After a wake on signal is detected, the user could set a “dead” time in which the touch pad would be “disabled”.  During this dead time, no incoming commands are ignored.  The user could set this for a number of “seconds”. 

So if I set the wakeup delay to say 3 seconds, then when I enable the device out of the screen saver mode, I would have to wait the delay time until it would accept commands.  That way indescriminate handling would not cause the player to interrupt what it’s doing. 

So I’m driving in the car, or at my desk, and I want to grab the player or see what the song is.  I grab the player, it wakes up, I look at the player and then set it down again.  Since this action all takes place in the defined delay time, the player does nothing but turn on the light.

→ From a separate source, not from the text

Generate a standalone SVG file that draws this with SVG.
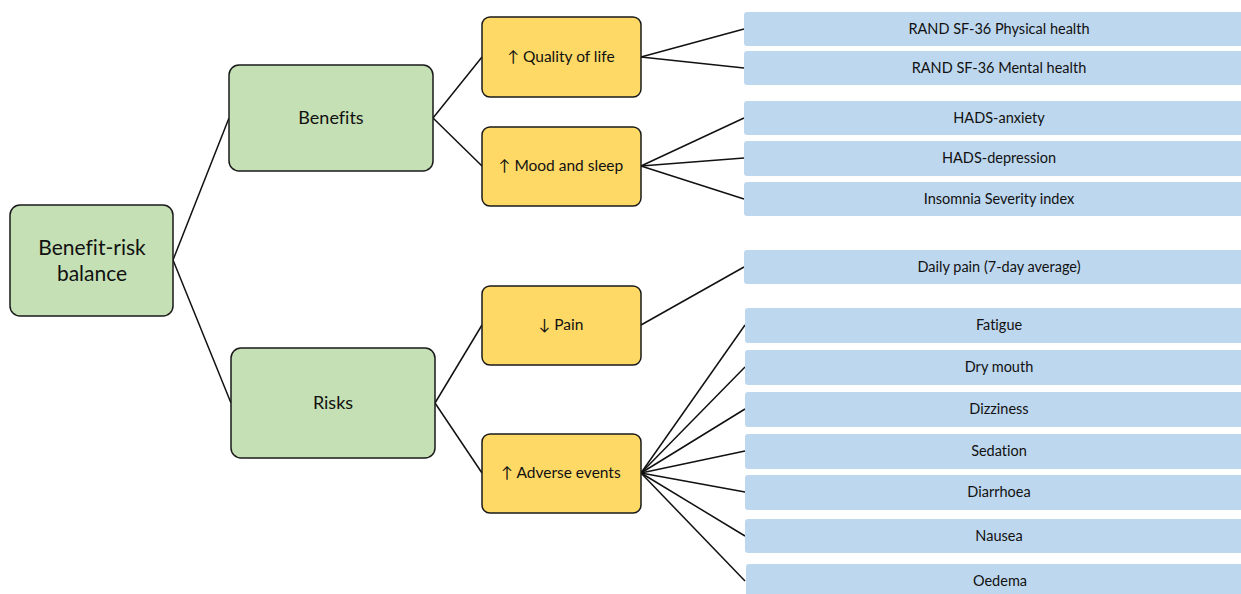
<svg xmlns="http://www.w3.org/2000/svg" width="1241" height="594" viewBox="0 0 1241 594">
<style>
text{font-family:Lato,"Open Sans","Liberation Sans",sans-serif;fill:#111;text-anchor:middle;dominant-baseline:central;font-variant-ligatures:none;font-feature-settings:"liga" 0,"clig" 0}
.g{fill:#c5e0b4;stroke:#1a1a1a;stroke-width:1.5}
.y{fill:#ffd966;stroke:#1a1a1a;stroke-width:1.5}
.b{fill:#bdd7ee}
.l{font-size:21px}
.m{font-size:18px}
.s{font-size:15.5px}
.t{font-size:14.5px}
.c line{stroke:#111;stroke-width:1.5}
</style>
<rect width="1241" height="594" fill="#fff"/>
<g class="c" id="connectors">
<line x1="173" y1="260" x2="229" y2="118"/>
<line x1="173" y1="260" x2="231" y2="403"/>
<line x1="433" y1="118" x2="482" y2="57"/>
<line x1="433" y1="118" x2="482" y2="166"/>
<line x1="435" y1="403" x2="482" y2="325"/>
<line x1="435" y1="403" x2="482" y2="473"/>
<line x1="641" y1="57" x2="744" y2="29"/>
<line x1="641" y1="57" x2="744" y2="68"/>
<line x1="641" y1="166" x2="744" y2="118"/>
<line x1="641" y1="166" x2="744" y2="158"/>
<line x1="641" y1="166" x2="744" y2="199"/>
<line x1="641" y1="325" x2="744" y2="267"/>
<line x1="641" y1="473" x2="745" y2="325"/>
<line x1="641" y1="473" x2="745" y2="367"/>
<line x1="641" y1="473" x2="745" y2="409"/>
<line x1="641" y1="473" x2="745" y2="451"/>
<line x1="641" y1="473" x2="745" y2="492"/>
<line x1="641" y1="473" x2="745" y2="536"/>
<line x1="641" y1="473" x2="745" y2="581"/>
</g>
<g id="root"><rect class="g" x="10" y="205" width="163" height="111" rx="10"/><text class="l" x="92" y="246">Benefit-risk</text><text class="l" x="92" y="272">balance</text></g>
<g id="benefits"><rect class="g" x="229" y="65" width="204" height="106" rx="10"/><text class="m" x="331" y="117">Benefits</text></g>
<g id="risks"><rect class="g" x="231" y="348" width="204" height="110" rx="10"/><text class="m" x="333" y="402">Risks</text></g>
<g id="qol"><rect class="y" x="482" y="17" width="159" height="80" rx="8"/><text class="s" x="561" y="56">↑ Quality of life</text></g>
<g id="mood"><rect class="y" x="482" y="127" width="159" height="79" rx="8"/><text class="s" x="561" y="165">↑ Mood and sleep</text></g>
<g id="pain"><rect class="y" x="482" y="286" width="159" height="79" rx="8"/><text class="s" x="561" y="324">↓ Pain</text></g>
<g id="ae"><rect class="y" x="482" y="434" width="159" height="79" rx="8"/><text class="s" x="561" y="472">↑ Adverse events</text></g>
<g id="rand-phys"><rect class="b" x="744" y="12" width="510" height="34" rx="3"/><text class="t" x="999" y="28">RAND SF-36 Physical health</text></g>
<g id="rand-mental"><rect class="b" x="744" y="51" width="510" height="34" rx="3"/><text class="t" x="999" y="67">RAND SF-36 Mental health</text></g>
<g id="hads-a"><rect class="b" x="744" y="101" width="510" height="34" rx="3"/><text class="t" x="999" y="117">HADS-anxiety</text></g>
<g id="hads-d"><rect class="b" x="744" y="141" width="510" height="35" rx="3"/><text class="t" x="999" y="157">HADS-depression</text></g>
<g id="isi"><rect class="b" x="744" y="182" width="510" height="34" rx="3"/><text class="t" x="999" y="198">Insomnia Severity index</text></g>
<g id="daily-pain"><rect class="b" x="744" y="250" width="510" height="34" rx="3"/><text class="t" x="999" y="266">Daily pain (7-day average)</text></g>
<g id="fatigue"><rect class="b" x="745" y="308" width="510" height="35" rx="3"/><text class="t" x="999" y="324">Fatigue</text></g>
<g id="dry-mouth"><rect class="b" x="745" y="350" width="510" height="35" rx="3"/><text class="t" x="999" y="366">Dry mouth</text></g>
<g id="dizziness"><rect class="b" x="745" y="392" width="510" height="35" rx="3"/><text class="t" x="999" y="408">Dizziness</text></g>
<g id="sedation"><rect class="b" x="745" y="434" width="510" height="35" rx="3"/><text class="t" x="999" y="450">Sedation</text></g>
<g id="diarrhoea"><rect class="b" x="745" y="475" width="510" height="35" rx="3"/><text class="t" x="999" y="491">Diarrhoea</text></g>
<g id="nausea"><rect class="b" x="745" y="519" width="510" height="34" rx="3"/><text class="t" x="999" y="535">Nausea</text></g>
<g id="oedema"><rect class="b" x="746" y="564" width="510" height="40" rx="3"/><text class="t" x="1000" y="580">Oedema</text></g>
</svg>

I noticed that the initial work is being done on a Rockbox port for the unit.  It will be interesting how the developers will leverage the touch pad.  The rockbox dev’s are a picky lot and will not have the patience for the player to do things that they don’t want it to do, so it will be interesting to see how creative they get in dealing with the touch pad.

I myself am not a huge Rockbox fan simply because nearly all of the Rockbox mods out there disables DRM enabled content, and I am absolutely in love with my Rhapsody subscription and the ability to legally “test drive” any new album that comes out.  Netflix allows me to enjoy a number of movies I would never buy.  The same holds true with Rhapsody or Napster.

Unfortunately Rockbox breaks this capability, and no one on the Rockbox team has a problem with this because of their hatred for DRM.  (I don’t like it either for purchased tracks, but acknowledge it’s requirement for subscription based music).

Perhaps it’s simply a “sensitivity setting” we can set to our own preference. 

It’s a good thing that I’m a bit of a geek though.  My curiousity on how these challenges might be met exceeds my need for a trouble free intuitive player.  So I’m in it for the length of the ride.  However, I am starting to save my money in case I need to eventually replace the unit.